A flat tire awaited our family after a Sunday lunch at The Varsity on North Avenue in Midtown. This was about three, maybe four years ago.
It’s a long story, but I didn’t have a spare tire in my car. So we called roadside assistance. The towing company would be more than an hour, so I hailed a rideshare car on my cell phone for my wife Lori and our children. I chose to wait with the car.
Since the rideshare app was on my phone, Lori took it, and I took Lori’s phone, which didn’t have the app.
No big deal, I thought. After the tow truck hauled our car, I punched these familiar numbers into the phone — 404-233-1152.
Going back to my college years and beyond, when the Buckhead bar scene was at its apex, I carried a business card with that number in my wallet. It is for Buckhead Safety Cab. A few of us even had charge accounts with the company, paid by our parents so we wouldn’t have to drive after an evening of bending elbows. I still know it by heart.
The phone rang, and rang, and rang. I hung up and tried again. An exasperated employee answered quickly this time and asked me to hold.
It took close to 25 minutes for the cab to arrive. I was kicking myself for not having downloaded the rideshare app onto Lori’s phone. When I got to our house, the tab was $40. Lori paid $20 with tip for her ride of the same distance with two more people. And it took less than five minutes for their car to show up.
Clearly, I thought, the taxi business is in trouble.
It turns out I was right. I heard last week Buckhead Safety Cab, one of the oldest taxi companies in Atlanta, closed shop. I called the numbers, the old one and the new one. They are disconnected. I drove by their offices off of Piedmont Avenue: no office, no taxis.
Another of our institutions has disappeared with barely a trace. The website is still up, for now, but that’s about it. It is a familiar story in Atlanta. Here today, gone tomorrow.
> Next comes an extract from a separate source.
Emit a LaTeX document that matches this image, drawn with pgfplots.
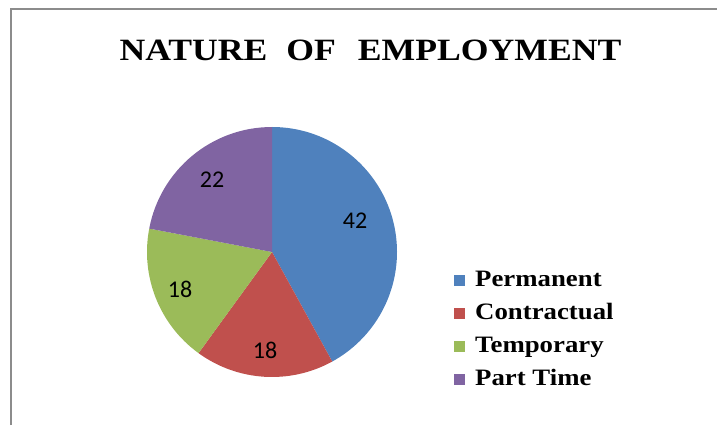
\documentclass[border=0pt]{standalone}
\usepackage{fontspec}
\setmainfont{Liberation Serif}
\newfontfamily\numfont{Carlito}
\newfontfamily\titlefont{Liberation Serif Bold}[FakeStretch=1.15]
\newfontfamily\legfont{Liberation Serif Bold}[FakeStretch=1.14]
\usepackage{pgfplots}
\usepackage{pgfplotstable}
\pgfplotsset{compat=1.18}
\definecolor{pblue}{HTML}{4F81BD}
\definecolor{pred}{HTML}{C0504D}
\definecolor{pgreen}{HTML}{9BBB59}
\definecolor{ppurple}{HTML}{8064A2}
\definecolor{framegray}{HTML}{8C8C8C}

% slices, clockwise from 12 o'clock
\pgfplotstableread{
name value colour
Permanent 42 pblue
Contractual 18 pred
Temporary 18 pgreen
PartTime 22 ppurple
}\pietable

\pgfplotsset{sqlegend/.style={legend image code/.code={\fill[##1] (0pt,-5.5pt) rectangle (11pt,5.5pt);}}}

\begin{document}
\begin{tikzpicture}
\begin{axis}[
  x=1pt, y=1pt,
  xmin=0, xmax=718, ymin=0, ymax=425,
  hide axis, clip=false,
  legend cell align=left,
  legend style={at={(axis cs:454,156)}, anchor=north west, draw=none, fill=none,
    inner sep=0pt, row sep=10pt, font=\legfont\fontsize{23.5}{27}\selectfont,
    /tikz/every odd column/.append style={column sep=10pt},
    nodes={inner sep=0pt, text height=17pt, text depth=6pt}},
]
\path (axis cs:0,0) rectangle (axis cs:718,425);
% outer frame (only top and left edges are visible)
\draw[framegray, line width=2pt] (axis cs:11,0) -- (axis cs:11,416) -- (axis cs:717,416);

\def\startang{90}
\pgfplotsforeachungrouped \i in {0,...,3}{%
  \pgfplotstablegetelem{\i}{value}\of\pietable \let\val\pgfplotsretval
  \pgfplotstablegetelem{\i}{colour}\of\pietable \let\col\pgfplotsretval
  \pgfmathsetmacro\endang{\startang-3.6*\val}%
  \edef\slice{\noexpand\fill[\col] (axis cs:272,173) -- ++(\startang:125pt)
    arc[start angle=\startang, end angle=\endang, radius=125pt] -- cycle;}%
  \slice
  \global\let\startang\endang
}

\addlegendimage{sqlegend, fill=pblue, draw=none}
\addlegendimage{sqlegend, fill=pred, draw=none}
\addlegendimage{sqlegend, fill=pgreen, draw=none}
\addlegendimage{sqlegend, fill=ppurple, draw=none}
\legend{Permanent, Contractual, Temporary, Part Time}

\begin{scope}[every node/.style={font=\numfont\fontsize{24}{28}\selectfont}]
\node at (axis cs:355,204) {42};
\node at (axis cs:265,75) {18};
\node at (axis cs:180,136) {18};
\node at (axis cs:212,245) {22};
\end{scope}

\node[anchor=base, font=\titlefont\fontsize{31}{36}\selectfont]
  at (axis cs:370.5,364) {NATURE\hspace{19pt}OF\hspace{22pt}EMPLOYMENT};
\end{axis}
\end{tikzpicture}
\end{document}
According to the website, the company dated back to 1936. I interviewed Gene Loudermilk, the former proprietor of the Buckhead Pool Hall, about 15 years ago. His family owned Buckhead Safety Cab, he said then. The owner, according to public records, is Jean Charlemagne. Props for having a name I least expected to find. Middle Ages nobility, sure, but a taxicab company?
I don’t know what happened to Buckhead Safety Cab, but it doesn’t take a rocket scientist to realize the rideshare companies have changed the world. Uber is now a generic name, like Band-Aid or Frisbee. It has become ubiquitous; the word applies to the industry it spawned.
According to an article in Atlanta magazine, the Ubers and the Lyfts of the world arrived in Atlanta in 2012 and 2013, respectively. At the time, Atlanta had about 1,500 licensed taxis, which operate under certificates of public necessity and convenience. These would be known as taxi medallions in New York. They could run a driver as much as $80,000.
The taxi companies sued the state for allowing the rideshare companies to operate without a certificate and without the same regulated standards.
In the early 1990s, when my friends and I were tap-dancing from watering hole to watering hole, there was usually a Buckhead Safety Cab nearby. They were on Cains Hill Place and Irby Avenue. They were on East Paces Ferry Road and Bolling Way. You could catch one on Peachtree Road.
Long before Uber Eats, residents could call Buckhead Safety Cab to get all kinds of things delivered. If you didn’t want to leave your home but needed something, you called 233-1152 and paid the cab fare.
It could get you home safely at the end of the night, or pick up your cold medicine from the pharmacy. They were even known on occasion to deliver booze. Talk about saving a trip.
It’s funny how these companies were doing the things that are popular today before anyone thought of marketing them that way. It seems the newer model has driven the old tried and true to the curb.